16. There was a time when we were being robbed blind by the gift voucher industry. Despite the fact that it was a sector worth hundreds of millions of euro it was an effective free-for-all and the people selling such things could impose the most random and unfair rule and there wasn’t a thing we could do about it. Vouchers could be legally sold with expiration limits of six months or even less, companies could refuse to give you change if you did not use the full amount of the voucher in one go, and they could refuse to accept them at certain times of the year. The stupid rules they were able to impose went some way towards explaining why as much as €50m of gift vouchers could go unused in any given year. Then, in late 2019 a law was introduced that stated that all gift vouchers would have to last for five years at least while retailers would have to give change – in one form or another – for the unused portion of a voucher as well as other consumer-friendly changes. There are still issues, notably the monthly maintenance fee companies can impose if a voucher is not used within the first year but we are, by any measure, in a better place now than we once were.

17. We are much, much better at recycling the rubbish we generate than we once were. While you may have views on bin charges and the much newer Re-Turn deposit and return scheme, it is hard to argue with the improvements made. According to Central Statistics Office (CSO) data, 74 per cent of our waste ended up in landfill in 2001 compared with 16 per cent in 2021. The recovery rate of packaging waste in Ireland increased from 25 per cent in 2001 to more than 90 per cent now.

18. The almost total disappearance of plastic bags from the hedges around Ireland is a clear bright spot and we have the plastic bag levy to thank for it. It was introduced in 2002 and almost immediately made a huge difference to our world. In 2001 plastic bags made up as much as 5 per cent of all litter in Ireland. Today it is less than 0.2 per cent. In one study from UCD academics, researchers struggled to think of “any another tax that induces such an enthusiasm and affection from those who are liable to pay it.”

19. Being charged scandalous sums by hotels to use in-room telephones for calls home used to be one of the more unpleasant features of going abroad. With the arrival of the mobile phone, the hotels lost out on a big earner but lest consumers had a chance to savour low-cost calls home, mobile operators stepped in and started ripping them off with spurious roaming charges. Irish consumers making a four-minute call home from France using their mobile used to pay as much as €5 while, for holiday makers travelling to Malta, the same call could cost an astonishing €9.76. Receiving a four-minute call while in France cost up to €3.97, and while in Malta it cost €7.96. Over a period of 15 years, the European Commission put manners on the telecoms sector and now you can use your phone in Spain just as you can at home without worrying about having to remortgage your home when you get back.

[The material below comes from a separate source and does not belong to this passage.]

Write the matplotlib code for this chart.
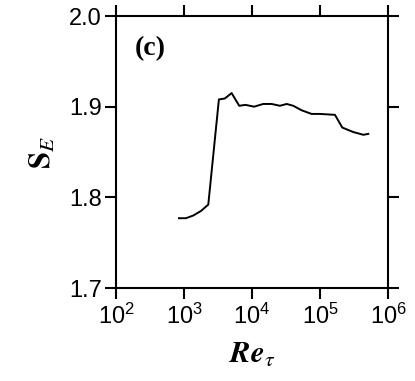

20. Travel: Where do we start with this? In the 1970s overseas travel was a rarity and when people left Ireland they often left for good rather than for a four-day mini-break somewhere lovely. When television crews were dispatched to interview young Irish people emigrating to London they did not head for Dublin Airport but to Busáras. The very notion that anyone fleeing Irish dole queues in search of work in the UK would be in a position to fly across the Irish Sea was absurd. The cost of the hour-long flight topped £200 which, allowing for inflation, is almost €450 today. The 15-hour bus journey, on the other hand, cost a considerably more modest £40, or €80 in today’s money. Today, a canny flyer can frequently get to London for less than a tenner. According to the European Commission, a family trip from Milan to Paris in 1992 cost 16 times more than it does today and the minimum price for a ticket on that route has fallen from more than €400 then to about €25 now. The same story is replicated in airports across the EU.